Collect every line that includes the string "this".

Entries with chart source code
-------
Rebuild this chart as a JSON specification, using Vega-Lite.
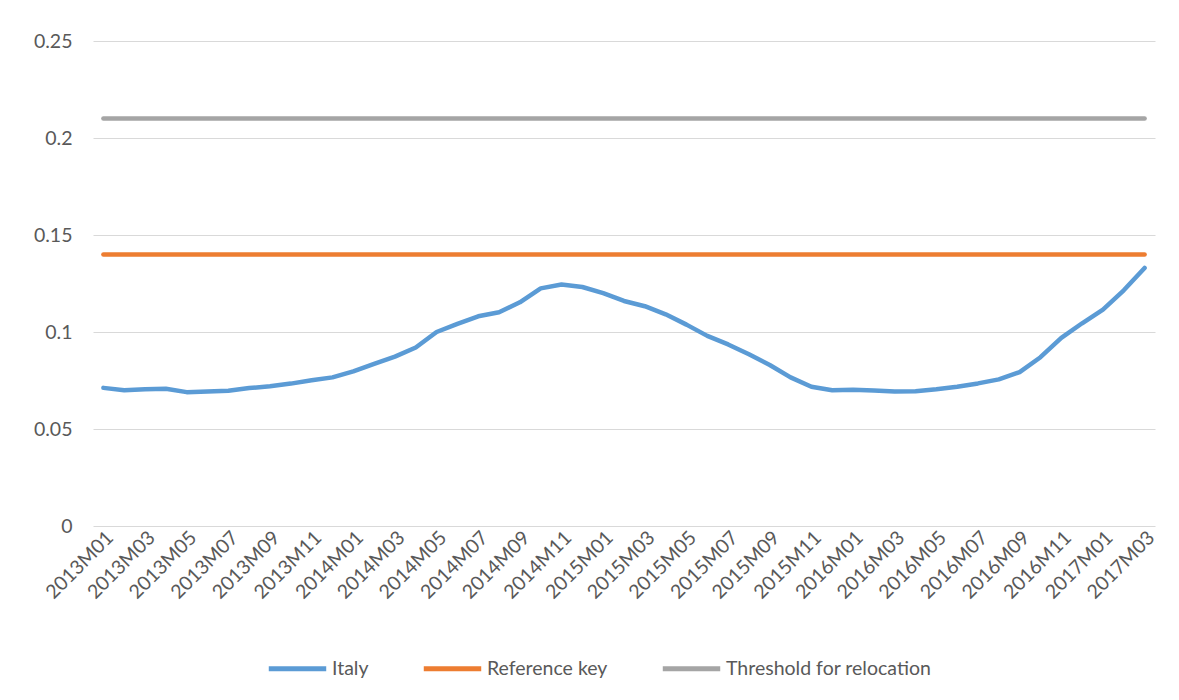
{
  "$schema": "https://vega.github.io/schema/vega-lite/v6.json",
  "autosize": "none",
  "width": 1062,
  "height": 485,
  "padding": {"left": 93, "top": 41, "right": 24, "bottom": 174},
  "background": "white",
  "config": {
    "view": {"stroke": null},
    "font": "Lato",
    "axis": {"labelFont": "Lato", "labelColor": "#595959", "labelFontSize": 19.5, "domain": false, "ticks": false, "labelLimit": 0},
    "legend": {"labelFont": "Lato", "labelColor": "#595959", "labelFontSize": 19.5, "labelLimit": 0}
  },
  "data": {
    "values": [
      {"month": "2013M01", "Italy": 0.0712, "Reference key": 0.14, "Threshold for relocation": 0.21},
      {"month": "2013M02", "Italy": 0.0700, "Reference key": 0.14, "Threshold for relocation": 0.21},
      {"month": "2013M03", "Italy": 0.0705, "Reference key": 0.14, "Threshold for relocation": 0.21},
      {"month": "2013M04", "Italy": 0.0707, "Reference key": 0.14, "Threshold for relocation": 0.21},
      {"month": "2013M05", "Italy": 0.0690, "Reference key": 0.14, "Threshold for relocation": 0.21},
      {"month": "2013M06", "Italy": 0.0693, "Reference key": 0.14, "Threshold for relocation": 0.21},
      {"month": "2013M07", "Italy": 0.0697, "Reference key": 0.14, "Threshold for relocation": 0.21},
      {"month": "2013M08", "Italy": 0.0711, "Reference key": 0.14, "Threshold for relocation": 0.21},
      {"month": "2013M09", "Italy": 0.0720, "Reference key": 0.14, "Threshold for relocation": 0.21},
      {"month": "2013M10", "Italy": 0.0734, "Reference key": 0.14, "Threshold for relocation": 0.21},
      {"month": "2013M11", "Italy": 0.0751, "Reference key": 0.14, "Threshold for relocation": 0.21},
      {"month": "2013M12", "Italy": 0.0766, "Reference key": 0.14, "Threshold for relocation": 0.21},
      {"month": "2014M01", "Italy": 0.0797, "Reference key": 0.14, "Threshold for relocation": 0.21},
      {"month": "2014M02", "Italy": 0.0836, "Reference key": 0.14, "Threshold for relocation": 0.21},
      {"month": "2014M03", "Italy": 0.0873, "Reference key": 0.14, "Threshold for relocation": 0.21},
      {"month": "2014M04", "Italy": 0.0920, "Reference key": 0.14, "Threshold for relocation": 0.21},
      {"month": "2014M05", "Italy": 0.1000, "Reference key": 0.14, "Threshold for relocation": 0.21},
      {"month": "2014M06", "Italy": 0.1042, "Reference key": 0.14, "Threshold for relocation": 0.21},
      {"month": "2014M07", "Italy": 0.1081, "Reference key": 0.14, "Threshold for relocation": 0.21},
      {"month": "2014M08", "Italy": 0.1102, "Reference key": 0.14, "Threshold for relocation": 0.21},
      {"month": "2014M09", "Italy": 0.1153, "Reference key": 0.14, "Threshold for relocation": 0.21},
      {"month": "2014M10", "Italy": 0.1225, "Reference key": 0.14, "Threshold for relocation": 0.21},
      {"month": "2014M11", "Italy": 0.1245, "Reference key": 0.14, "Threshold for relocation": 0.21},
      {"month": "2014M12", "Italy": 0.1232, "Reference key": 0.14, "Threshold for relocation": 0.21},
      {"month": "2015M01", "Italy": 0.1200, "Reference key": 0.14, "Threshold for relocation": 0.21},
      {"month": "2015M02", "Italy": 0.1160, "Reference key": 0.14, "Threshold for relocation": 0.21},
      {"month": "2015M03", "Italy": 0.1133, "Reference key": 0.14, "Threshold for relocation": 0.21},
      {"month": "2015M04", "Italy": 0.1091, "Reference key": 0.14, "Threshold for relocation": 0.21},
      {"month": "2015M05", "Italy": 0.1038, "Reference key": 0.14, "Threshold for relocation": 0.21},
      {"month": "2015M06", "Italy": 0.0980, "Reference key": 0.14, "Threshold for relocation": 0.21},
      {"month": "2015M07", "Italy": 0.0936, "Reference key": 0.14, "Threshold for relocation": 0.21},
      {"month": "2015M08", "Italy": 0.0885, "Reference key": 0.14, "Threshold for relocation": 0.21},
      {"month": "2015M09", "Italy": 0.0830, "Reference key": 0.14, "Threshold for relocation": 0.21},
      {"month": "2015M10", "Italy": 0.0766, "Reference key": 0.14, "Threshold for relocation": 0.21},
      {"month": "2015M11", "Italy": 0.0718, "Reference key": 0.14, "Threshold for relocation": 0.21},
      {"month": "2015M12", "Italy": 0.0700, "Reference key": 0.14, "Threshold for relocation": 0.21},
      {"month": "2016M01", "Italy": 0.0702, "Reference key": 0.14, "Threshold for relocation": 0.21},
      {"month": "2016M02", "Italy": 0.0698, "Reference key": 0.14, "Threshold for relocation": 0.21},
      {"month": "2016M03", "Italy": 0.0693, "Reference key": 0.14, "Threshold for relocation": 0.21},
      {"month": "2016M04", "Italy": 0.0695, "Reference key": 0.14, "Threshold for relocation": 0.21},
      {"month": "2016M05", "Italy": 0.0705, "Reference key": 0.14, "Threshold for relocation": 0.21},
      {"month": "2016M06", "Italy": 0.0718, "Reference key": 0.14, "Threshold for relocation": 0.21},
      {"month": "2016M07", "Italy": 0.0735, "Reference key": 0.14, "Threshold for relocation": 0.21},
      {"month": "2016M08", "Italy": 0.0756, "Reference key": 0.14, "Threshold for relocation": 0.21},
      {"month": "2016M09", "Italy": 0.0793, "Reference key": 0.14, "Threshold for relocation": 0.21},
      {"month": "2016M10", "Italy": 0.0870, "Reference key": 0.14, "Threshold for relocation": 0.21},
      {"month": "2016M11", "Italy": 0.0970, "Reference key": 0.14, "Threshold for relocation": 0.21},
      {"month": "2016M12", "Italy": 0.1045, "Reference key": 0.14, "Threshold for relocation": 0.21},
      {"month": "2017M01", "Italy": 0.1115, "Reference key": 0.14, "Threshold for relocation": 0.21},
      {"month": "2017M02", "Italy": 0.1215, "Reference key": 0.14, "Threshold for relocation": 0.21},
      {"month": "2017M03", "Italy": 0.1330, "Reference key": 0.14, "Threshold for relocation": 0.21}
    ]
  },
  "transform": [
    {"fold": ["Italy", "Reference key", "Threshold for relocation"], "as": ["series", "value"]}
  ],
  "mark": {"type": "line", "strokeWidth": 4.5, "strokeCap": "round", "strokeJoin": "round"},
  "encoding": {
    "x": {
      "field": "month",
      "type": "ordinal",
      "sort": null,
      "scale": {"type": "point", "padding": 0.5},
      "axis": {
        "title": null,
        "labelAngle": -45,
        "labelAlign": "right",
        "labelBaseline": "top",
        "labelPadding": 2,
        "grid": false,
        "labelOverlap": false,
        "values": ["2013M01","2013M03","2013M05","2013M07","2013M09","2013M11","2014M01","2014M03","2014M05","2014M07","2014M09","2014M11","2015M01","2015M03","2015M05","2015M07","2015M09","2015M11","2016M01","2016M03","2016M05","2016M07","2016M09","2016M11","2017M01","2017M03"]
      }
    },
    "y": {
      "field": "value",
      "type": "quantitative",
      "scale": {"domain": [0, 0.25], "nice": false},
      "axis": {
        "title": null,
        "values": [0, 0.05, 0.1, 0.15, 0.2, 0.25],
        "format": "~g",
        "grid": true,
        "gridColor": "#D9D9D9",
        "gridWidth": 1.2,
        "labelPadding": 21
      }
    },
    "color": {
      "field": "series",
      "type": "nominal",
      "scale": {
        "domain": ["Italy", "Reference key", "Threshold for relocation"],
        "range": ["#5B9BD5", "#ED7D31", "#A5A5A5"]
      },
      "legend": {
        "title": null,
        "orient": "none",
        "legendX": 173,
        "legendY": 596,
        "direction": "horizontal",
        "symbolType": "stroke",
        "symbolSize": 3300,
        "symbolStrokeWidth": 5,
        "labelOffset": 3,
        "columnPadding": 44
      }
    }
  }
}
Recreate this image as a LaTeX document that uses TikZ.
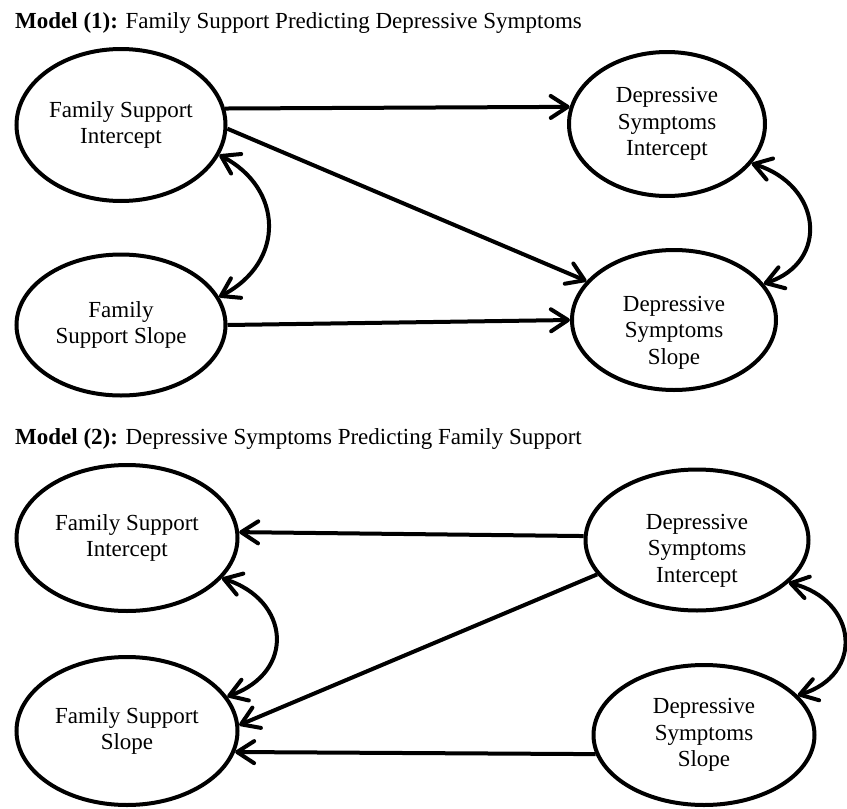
-------
### Result
Rebuild this chart as a JSON specification, using Vega-Lite.
Recreate this image as a LaTeX document that uses TikZ.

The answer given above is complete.